- **What is expected**:
For the listing that follows, give again exactly the lines from the one with "Recreate this image" to the one with "ax.tick_params(axis='x', length=0, pad=10)", including both.

- **The input**:
- - - - - - -
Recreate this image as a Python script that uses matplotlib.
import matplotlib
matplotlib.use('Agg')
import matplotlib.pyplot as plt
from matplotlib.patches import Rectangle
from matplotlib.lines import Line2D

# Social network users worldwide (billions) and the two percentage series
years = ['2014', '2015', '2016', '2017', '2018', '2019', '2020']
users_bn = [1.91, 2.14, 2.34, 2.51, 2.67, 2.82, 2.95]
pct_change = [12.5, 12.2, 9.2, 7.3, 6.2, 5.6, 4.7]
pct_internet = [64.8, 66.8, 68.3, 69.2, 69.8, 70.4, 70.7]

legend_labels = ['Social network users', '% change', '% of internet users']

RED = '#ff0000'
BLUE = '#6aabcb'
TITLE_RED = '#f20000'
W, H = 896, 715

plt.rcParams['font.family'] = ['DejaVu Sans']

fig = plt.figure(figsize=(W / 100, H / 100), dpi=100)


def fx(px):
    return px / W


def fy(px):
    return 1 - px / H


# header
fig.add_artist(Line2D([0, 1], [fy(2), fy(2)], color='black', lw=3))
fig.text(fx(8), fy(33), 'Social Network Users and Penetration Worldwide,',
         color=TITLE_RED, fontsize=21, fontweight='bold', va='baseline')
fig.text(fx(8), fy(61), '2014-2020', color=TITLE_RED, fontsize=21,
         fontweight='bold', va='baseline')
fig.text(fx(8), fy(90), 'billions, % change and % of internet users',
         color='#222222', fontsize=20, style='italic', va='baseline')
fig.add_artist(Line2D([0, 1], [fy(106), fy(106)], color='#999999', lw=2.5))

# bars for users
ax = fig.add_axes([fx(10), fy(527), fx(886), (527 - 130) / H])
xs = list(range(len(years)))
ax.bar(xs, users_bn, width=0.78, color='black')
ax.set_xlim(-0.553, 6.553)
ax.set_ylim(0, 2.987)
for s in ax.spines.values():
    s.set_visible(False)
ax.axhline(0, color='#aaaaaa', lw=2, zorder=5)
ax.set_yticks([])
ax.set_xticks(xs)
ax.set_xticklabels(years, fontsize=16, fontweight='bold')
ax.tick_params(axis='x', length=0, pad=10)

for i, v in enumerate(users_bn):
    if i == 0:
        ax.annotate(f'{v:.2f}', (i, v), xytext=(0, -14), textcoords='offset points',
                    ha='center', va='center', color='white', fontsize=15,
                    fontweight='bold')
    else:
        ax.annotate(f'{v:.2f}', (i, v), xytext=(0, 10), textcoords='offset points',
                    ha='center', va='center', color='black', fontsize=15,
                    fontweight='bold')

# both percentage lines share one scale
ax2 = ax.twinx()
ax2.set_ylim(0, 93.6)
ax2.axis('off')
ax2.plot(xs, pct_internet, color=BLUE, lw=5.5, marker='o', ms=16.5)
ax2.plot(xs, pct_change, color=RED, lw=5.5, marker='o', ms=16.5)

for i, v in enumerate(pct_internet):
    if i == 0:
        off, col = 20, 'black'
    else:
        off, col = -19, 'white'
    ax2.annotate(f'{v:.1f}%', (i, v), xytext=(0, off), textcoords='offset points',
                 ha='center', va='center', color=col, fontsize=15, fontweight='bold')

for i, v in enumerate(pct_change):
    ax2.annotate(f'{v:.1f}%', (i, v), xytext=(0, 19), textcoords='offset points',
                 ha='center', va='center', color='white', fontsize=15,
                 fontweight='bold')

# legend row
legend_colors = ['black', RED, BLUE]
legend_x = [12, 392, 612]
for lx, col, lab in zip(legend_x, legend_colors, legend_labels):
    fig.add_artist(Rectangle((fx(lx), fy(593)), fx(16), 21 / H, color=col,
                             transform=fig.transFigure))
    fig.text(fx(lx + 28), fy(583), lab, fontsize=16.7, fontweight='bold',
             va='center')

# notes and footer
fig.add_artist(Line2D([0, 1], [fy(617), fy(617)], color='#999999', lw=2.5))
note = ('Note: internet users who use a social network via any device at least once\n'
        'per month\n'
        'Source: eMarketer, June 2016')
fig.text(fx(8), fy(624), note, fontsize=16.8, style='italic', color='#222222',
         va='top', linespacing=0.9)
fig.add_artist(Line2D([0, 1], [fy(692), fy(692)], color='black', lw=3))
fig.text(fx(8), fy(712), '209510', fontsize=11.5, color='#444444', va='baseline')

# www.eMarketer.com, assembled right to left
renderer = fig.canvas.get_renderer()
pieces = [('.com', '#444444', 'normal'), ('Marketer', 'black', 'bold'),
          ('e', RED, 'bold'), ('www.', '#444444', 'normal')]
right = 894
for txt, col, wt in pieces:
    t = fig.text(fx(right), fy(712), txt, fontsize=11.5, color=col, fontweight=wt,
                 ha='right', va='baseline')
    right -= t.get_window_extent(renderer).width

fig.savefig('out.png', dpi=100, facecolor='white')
- - - - - - -
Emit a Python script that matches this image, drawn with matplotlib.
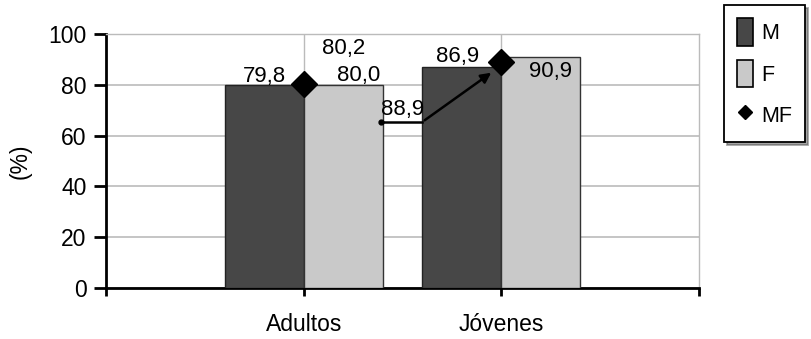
- - - - - - -
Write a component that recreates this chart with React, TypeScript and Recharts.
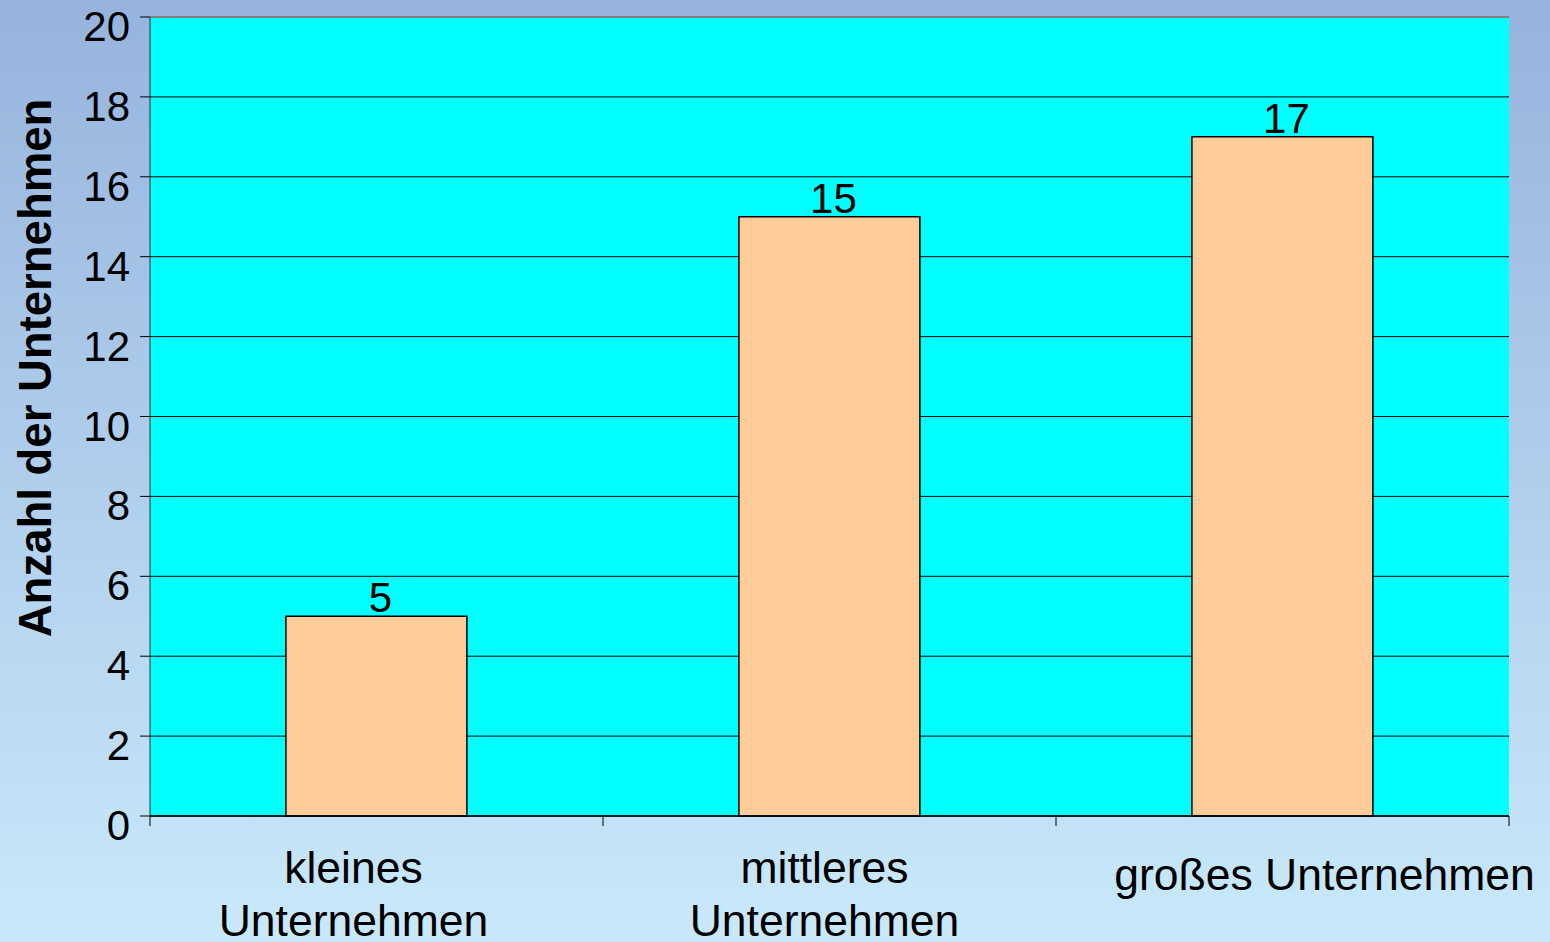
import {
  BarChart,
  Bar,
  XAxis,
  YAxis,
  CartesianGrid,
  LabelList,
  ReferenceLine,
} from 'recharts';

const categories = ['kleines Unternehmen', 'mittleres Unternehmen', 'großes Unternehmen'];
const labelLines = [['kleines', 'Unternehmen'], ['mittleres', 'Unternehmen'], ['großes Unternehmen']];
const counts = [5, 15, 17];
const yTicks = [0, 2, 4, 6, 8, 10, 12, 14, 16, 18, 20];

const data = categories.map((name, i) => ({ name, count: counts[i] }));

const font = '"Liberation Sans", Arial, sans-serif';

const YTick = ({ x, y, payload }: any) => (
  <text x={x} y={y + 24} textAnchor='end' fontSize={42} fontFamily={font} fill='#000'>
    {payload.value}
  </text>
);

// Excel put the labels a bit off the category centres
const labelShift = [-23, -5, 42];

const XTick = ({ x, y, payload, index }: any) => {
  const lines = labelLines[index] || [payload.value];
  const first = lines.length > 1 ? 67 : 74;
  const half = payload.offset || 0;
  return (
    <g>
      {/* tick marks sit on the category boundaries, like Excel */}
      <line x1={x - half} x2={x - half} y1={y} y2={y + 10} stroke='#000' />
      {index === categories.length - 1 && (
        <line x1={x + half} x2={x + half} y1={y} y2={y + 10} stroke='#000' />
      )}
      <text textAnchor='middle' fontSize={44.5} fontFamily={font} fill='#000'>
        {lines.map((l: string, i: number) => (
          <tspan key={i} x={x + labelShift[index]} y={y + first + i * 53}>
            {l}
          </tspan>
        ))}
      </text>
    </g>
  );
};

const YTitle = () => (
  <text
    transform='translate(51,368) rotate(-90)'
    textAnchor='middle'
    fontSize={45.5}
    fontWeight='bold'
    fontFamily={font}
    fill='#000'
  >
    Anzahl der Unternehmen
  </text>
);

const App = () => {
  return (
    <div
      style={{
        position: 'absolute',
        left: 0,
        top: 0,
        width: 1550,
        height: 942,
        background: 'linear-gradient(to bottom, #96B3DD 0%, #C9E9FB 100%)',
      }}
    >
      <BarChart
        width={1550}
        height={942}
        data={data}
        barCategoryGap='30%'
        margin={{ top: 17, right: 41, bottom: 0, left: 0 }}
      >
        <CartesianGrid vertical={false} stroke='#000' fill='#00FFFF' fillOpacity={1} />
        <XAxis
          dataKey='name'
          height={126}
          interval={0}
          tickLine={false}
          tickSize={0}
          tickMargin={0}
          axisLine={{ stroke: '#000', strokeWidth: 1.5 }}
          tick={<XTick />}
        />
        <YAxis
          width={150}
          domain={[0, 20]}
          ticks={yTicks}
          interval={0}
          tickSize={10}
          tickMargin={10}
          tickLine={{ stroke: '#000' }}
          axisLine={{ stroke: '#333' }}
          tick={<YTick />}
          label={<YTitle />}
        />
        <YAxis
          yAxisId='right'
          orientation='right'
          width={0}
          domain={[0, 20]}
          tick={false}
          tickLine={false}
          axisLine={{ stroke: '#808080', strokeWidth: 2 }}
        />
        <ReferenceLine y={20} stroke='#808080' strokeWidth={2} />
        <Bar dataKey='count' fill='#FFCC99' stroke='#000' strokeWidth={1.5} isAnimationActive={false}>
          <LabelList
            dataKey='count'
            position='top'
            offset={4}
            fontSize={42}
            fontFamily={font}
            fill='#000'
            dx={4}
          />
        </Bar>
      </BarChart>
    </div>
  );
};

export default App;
- - - - - - -
- **The response**:
Recreate this image as a Python script that uses matplotlib.
import matplotlib
matplotlib.use('Agg')
import matplotlib.pyplot as plt
from matplotlib.patches import Rectangle
from matplotlib.lines import Line2D

# Social network users worldwide (billions) and the two percentage series
years = ['2014', '2015', '2016', '2017', '2018', '2019', '2020']
users_bn = [1.91, 2.14, 2.34, 2.51, 2.67, 2.82, 2.95]
pct_change = [12.5, 12.2, 9.2, 7.3, 6.2, 5.6, 4.7]
pct_internet = [64.8, 66.8, 68.3, 69.2, 69.8, 70.4, 70.7]

legend_labels = ['Social network users', '% change', '% of internet users']

RED = '#ff0000'
BLUE = '#6aabcb'
TITLE_RED = '#f20000'
W, H = 896, 715

plt.rcParams['font.family'] = ['DejaVu Sans']

fig = plt.figure(figsize=(W / 100, H / 100), dpi=100)


def fx(px):
    return px / W


def fy(px):
    return 1 - px / H


# header
fig.add_artist(Line2D([0, 1], [fy(2), fy(2)], color='black', lw=3))
fig.text(fx(8), fy(33), 'Social Network Users and Penetration Worldwide,',
         color=TITLE_RED, fontsize=21, fontweight='bold', va='baseline')
fig.text(fx(8), fy(61), '2014-2020', color=TITLE_RED, fontsize=21,
         fontweight='bold', va='baseline')
fig.text(fx(8), fy(90), 'billions, % change and % of internet users',
         color='#222222', fontsize=20, style='italic', va='baseline')
fig.add_artist(Line2D([0, 1], [fy(106), fy(106)], color='#999999', lw=2.5))

# bars for users
ax = fig.add_axes([fx(10), fy(527), fx(886), (527 - 130) / H])
xs = list(range(len(years)))
ax.bar(xs, users_bn, width=0.78, color='black')
ax.set_xlim(-0.553, 6.553)
ax.set_ylim(0, 2.987)
for s in ax.spines.values():
    s.set_visible(False)
ax.axhline(0, color='#aaaaaa', lw=2, zorder=5)
ax.set_yticks([])
ax.set_xticks(xs)
ax.set_xticklabels(years, fontsize=16, fontweight='bold')
ax.tick_params(axis='x', length=0, pad=10)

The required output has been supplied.